◆ Set exercise:
Repeat every line exactly, keeping the pictures out of the copy.

◆ Recorded information:

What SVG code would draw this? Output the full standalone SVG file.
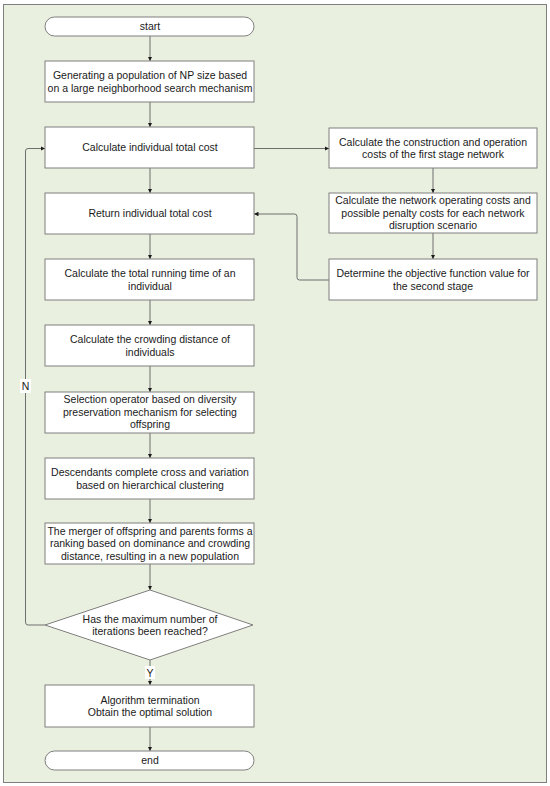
<svg xmlns="http://www.w3.org/2000/svg" width="550" height="786" viewBox="0 0 550 786">
<style>
.box{fill:#ffffff;stroke:#7f7f7f;stroke-width:1}
.t{font-family:"Liberation Sans",Arial,sans-serif;font-size:10.5px;fill:#1a1a1a;text-anchor:middle}
.c{fill:none;stroke:#6f6f6f;stroke-width:1}
.lbl{fill:#ffffff}
</style>
<defs>
<marker id="ah" viewBox="0 0 6 6" refX="6" refY="3" markerWidth="4.5" markerHeight="4.5" markerUnits="userSpaceOnUse" orient="auto">
<path d="M0,0 L6,3 L0,6 Z" fill="#1a1a1a"/>
</marker>
</defs>
<rect x="3.5" y="4.5" width="543" height="778" fill="#e9f0df" stroke="#7f7f7f" stroke-width="1"/>

<g id="connectors">
<path class="c" d="M150,36 V61" marker-end="url(#ah)"/>
<path class="c" d="M150,102 V127" marker-end="url(#ah)"/>
<path class="c" d="M150,168 V193" marker-end="url(#ah)"/>
<path class="c" d="M150,234 V259" marker-end="url(#ah)"/>
<path class="c" d="M150,300 V325" marker-end="url(#ah)"/>
<path class="c" d="M150,366 V392" marker-end="url(#ah)"/>
<path class="c" d="M150,433 V458" marker-end="url(#ah)"/>
<path class="c" d="M150,499 V523" marker-end="url(#ah)"/>
<path class="c" d="M150,564 V590" marker-end="url(#ah)"/>
<path class="c" d="M150,660 V685" marker-end="url(#ah)"/>
<path class="c" d="M150,727 V751" marker-end="url(#ah)"/>
<path class="c" d="M45,625 H28 Q25.5,625 25.5,622 V151 Q25.5,148.5 28,148.5 H45" marker-end="url(#ah)"/>
<path class="c" d="M254,148.5 H329" marker-end="url(#ah)"/>
<path class="c" d="M433,168 V193" marker-end="url(#ah)"/>
<path class="c" d="M433,233 V259" marker-end="url(#ah)"/>
<path class="c" d="M329,280 H299.5 Q297,280 297,277.5 V216.5 Q297,214 294.5,214 H254" marker-end="url(#ah)"/>
<rect class="lbl" x="20" y="379" width="11" height="14"/>
<text class="t" x="25.5" y="389.5">N</text>
<rect class="lbl" x="145" y="666" width="10" height="13"/>
<text class="t" x="150" y="676.5">Y</text>
</g>

<g id="start">
<rect class="box" x="45" y="17" width="209" height="19" rx="9.5"/>
<text class="t" x="150" y="30.3">start</text>
</g>
<g id="generate">
<rect class="box" x="45" y="61" width="209" height="41"/>
<text class="t" x="150" y="79">Generating a population of NP size based</text>
<text class="t" x="150" y="91.7">on a large neighborhood search mechanism</text>
</g>
<g id="calc-cost">
<rect class="box" x="45" y="127" width="209" height="41"/>
<text class="t" x="150" y="151.3">Calculate individual total cost</text>
</g>
<g id="return-cost">
<rect class="box" x="45" y="193" width="209" height="41"/>
<text class="t" x="150" y="217.3">Return individual total cost</text>
</g>
<g id="running-time">
<rect class="box" x="45" y="259" width="209" height="41"/>
<text class="t" x="150" y="277">Calculate the total running time of an</text>
<text class="t" x="150" y="289.5">individual</text>
</g>
<g id="crowding">
<rect class="box" x="45" y="325" width="209" height="41"/>
<text class="t" x="150" y="343">Calculate the crowding distance of</text>
<text class="t" x="150" y="355.5">individuals</text>
</g>
<g id="selection">
<rect class="box" x="45" y="392" width="209" height="41"/>
<text class="t" x="150" y="403.3">Selection operator based on diversity</text>
<text class="t" x="150" y="415.8">preservation mechanism for selecting</text>
<text class="t" x="150" y="428.3">offspring</text>
</g>
<g id="cross">
<rect class="box" x="45" y="458" width="209" height="41"/>
<text class="t" x="150" y="476">Descendants complete cross and variation</text>
<text class="t" x="150" y="488.5">based on hierarchical clustering</text>
</g>
<g id="merger">
<rect class="box" x="45" y="523" width="209" height="41"/>
<text class="t" x="150" y="534.6">The merger of offspring and parents forms a</text>
<text class="t" x="150" y="547.1">ranking based on dominance and crowding</text>
<text class="t" x="150" y="559.6">distance, resulting in a new population</text>
</g>
<g id="decision">
<path class="box" d="M150,590 L253,625 L150,660 L45,625 Z"/>
<text class="t" x="150" y="622.5">Has the maximum number of</text>
<text class="t" x="150" y="635">iterations been reached?</text>
</g>
<g id="termination">
<rect class="box" x="45" y="685" width="209" height="42"/>
<text class="t" x="150" y="703.5">Algorithm termination</text>
<text class="t" x="150" y="716">Obtain the optimal solution</text>
</g>
<g id="end">
<rect class="box" x="45" y="751" width="209" height="19" rx="9.5"/>
<text class="t" x="150" y="764.3">end</text>
</g>
<g id="first-stage">
<rect class="box" x="329" y="128" width="208" height="40"/>
<text class="t" x="433" y="145.5">Calculate the construction and operation</text>
<text class="t" x="433" y="158">costs of the first stage network</text>
</g>
<g id="scenario">
<rect class="box" x="329" y="193" width="208" height="40"/>
<text class="t" x="433" y="204.3">Calculate the network operating costs and</text>
<text class="t" x="433" y="216.8">possible penalty costs for each network</text>
<text class="t" x="433" y="229.3">disruption scenario</text>
</g>
<g id="second-stage">
<rect class="box" x="329" y="259" width="208" height="41"/>
<text class="t" x="433" y="277">Determine the objective function value for</text>
<text class="t" x="433" y="289.5">the second stage</text>
</g>
</svg>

◆ Written reply:
What SVG code would draw this? Output the full standalone SVG file.
<svg xmlns="http://www.w3.org/2000/svg" width="550" height="786" viewBox="0 0 550 786">
<style>
.box{fill:#ffffff;stroke:#7f7f7f;stroke-width:1}
.t{font-family:"Liberation Sans",Arial,sans-serif;font-size:10.5px;fill:#1a1a1a;text-anchor:middle}
.c{fill:none;stroke:#6f6f6f;stroke-width:1}
.lbl{fill:#ffffff}
</style>
<defs>
<marker id="ah" viewBox="0 0 6 6" refX="6" refY="3" markerWidth="4.5" markerHeight="4.5" markerUnits="userSpaceOnUse" orient="auto">
<path d="M0,0 L6,3 L0,6 Z" fill="#1a1a1a"/>
</marker>
</defs>
<rect x="3.5" y="4.5" width="543" height="778" fill="#e9f0df" stroke="#7f7f7f" stroke-width="1"/>

<g id="connectors">
<path class="c" d="M150,36 V61" marker-end="url(#ah)"/>
<path class="c" d="M150,102 V127" marker-end="url(#ah)"/>
<path class="c" d="M150,168 V193" marker-end="url(#ah)"/>
<path class="c" d="M150,234 V259" marker-end="url(#ah)"/>
<path class="c" d="M150,300 V325" marker-end="url(#ah)"/>
<path class="c" d="M150,366 V392" marker-end="url(#ah)"/>
<path class="c" d="M150,433 V458" marker-end="url(#ah)"/>
<path class="c" d="M150,499 V523" marker-end="url(#ah)"/>
<path class="c" d="M150,564 V590" marker-end="url(#ah)"/>
<path class="c" d="M150,660 V685" marker-end="url(#ah)"/>
<path class="c" d="M150,727 V751" marker-end="url(#ah)"/>
<path class="c" d="M45,625 H28 Q25.5,625 25.5,622 V151 Q25.5,148.5 28,148.5 H45" marker-end="url(#ah)"/>
<path class="c" d="M254,148.5 H329" marker-end="url(#ah)"/>
<path class="c" d="M433,168 V193" marker-end="url(#ah)"/>
<path class="c" d="M433,233 V259" marker-end="url(#ah)"/>
<path class="c" d="M329,280 H299.5 Q297,280 297,277.5 V216.5 Q297,214 294.5,214 H254" marker-end="url(#ah)"/>
<rect class="lbl" x="20" y="379" width="11" height="14"/>
<text class="t" x="25.5" y="389.5">N</text>
<rect class="lbl" x="145" y="666" width="10" height="13"/>
<text class="t" x="150" y="676.5">Y</text>
</g>

<g id="start">
<rect class="box" x="45" y="17" width="209" height="19" rx="9.5"/>
<text class="t" x="150" y="30.3">start</text>
</g>
<g id="generate">
<rect class="box" x="45" y="61" width="209" height="41"/>
<text class="t" x="150" y="79">Generating a population of NP size based</text>
<text class="t" x="150" y="91.7">on a large neighborhood search mechanism</text>
</g>
<g id="calc-cost">
<rect class="box" x="45" y="127" width="209" height="41"/>
<text class="t" x="150" y="151.3">Calculate individual total cost</text>
</g>
<g id="return-cost">
<rect class="box" x="45" y="193" width="209" height="41"/>
<text class="t" x="150" y="217.3">Return individual total cost</text>
</g>
<g id="running-time">
<rect class="box" x="45" y="259" width="209" height="41"/>
<text class="t" x="150" y="277">Calculate the total running time of an</text>
<text class="t" x="150" y="289.5">individual</text>
</g>
<g id="crowding">
<rect class="box" x="45" y="325" width="209" height="41"/>
<text class="t" x="150" y="343">Calculate the crowding distance of</text>
<text class="t" x="150" y="355.5">individuals</text>
</g>
<g id="selection">
<rect class="box" x="45" y="392" width="209" height="41"/>
<text class="t" x="150" y="403.3">Selection operator based on diversity</text>
<text class="t" x="150" y="415.8">preservation mechanism for selecting</text>
<text class="t" x="150" y="428.3">offspring</text>
</g>
<g id="cross">
<rect class="box" x="45" y="458" width="209" height="41"/>
<text class="t" x="150" y="476">Descendants complete cross and variation</text>
<text class="t" x="150" y="488.5">based on hierarchical clustering</text>
</g>
<g id="merger">
<rect class="box" x="45" y="523" width="209" height="41"/>
<text class="t" x="150" y="534.6">The merger of offspring and parents forms a</text>
<text class="t" x="150" y="547.1">ranking based on dominance and crowding</text>
<text class="t" x="150" y="559.6">distance, resulting in a new population</text>
</g>
<g id="decision">
<path class="box" d="M150,590 L253,625 L150,660 L45,625 Z"/>
<text class="t" x="150" y="622.5">Has the maximum number of</text>
<text class="t" x="150" y="635">iterations been reached?</text>
</g>
<g id="termination">
<rect class="box" x="45" y="685" width="209" height="42"/>
<text class="t" x="150" y="703.5">Algorithm termination</text>
<text class="t" x="150" y="716">Obtain the optimal solution</text>
</g>
<g id="end">
<rect class="box" x="45" y="751" width="209" height="19" rx="9.5"/>
<text class="t" x="150" y="764.3">end</text>
</g>
<g id="first-stage">
<rect class="box" x="329" y="128" width="208" height="40"/>
<text class="t" x="433" y="145.5">Calculate the construction and operation</text>
<text class="t" x="433" y="158">costs of the first stage network</text>
</g>
<g id="scenario">
<rect class="box" x="329" y="193" width="208" height="40"/>
<text class="t" x="433" y="204.3">Calculate the network operating costs and</text>
<text class="t" x="433" y="216.8">possible penalty costs for each network</text>
<text class="t" x="433" y="229.3">disruption scenario</text>
</g>
<g id="second-stage">
<rect class="box" x="329" y="259" width="208" height="41"/>
<text class="t" x="433" y="277">Determine the objective function value for</text>
<text class="t" x="433" y="289.5">the second stage</text>
</g>
</svg>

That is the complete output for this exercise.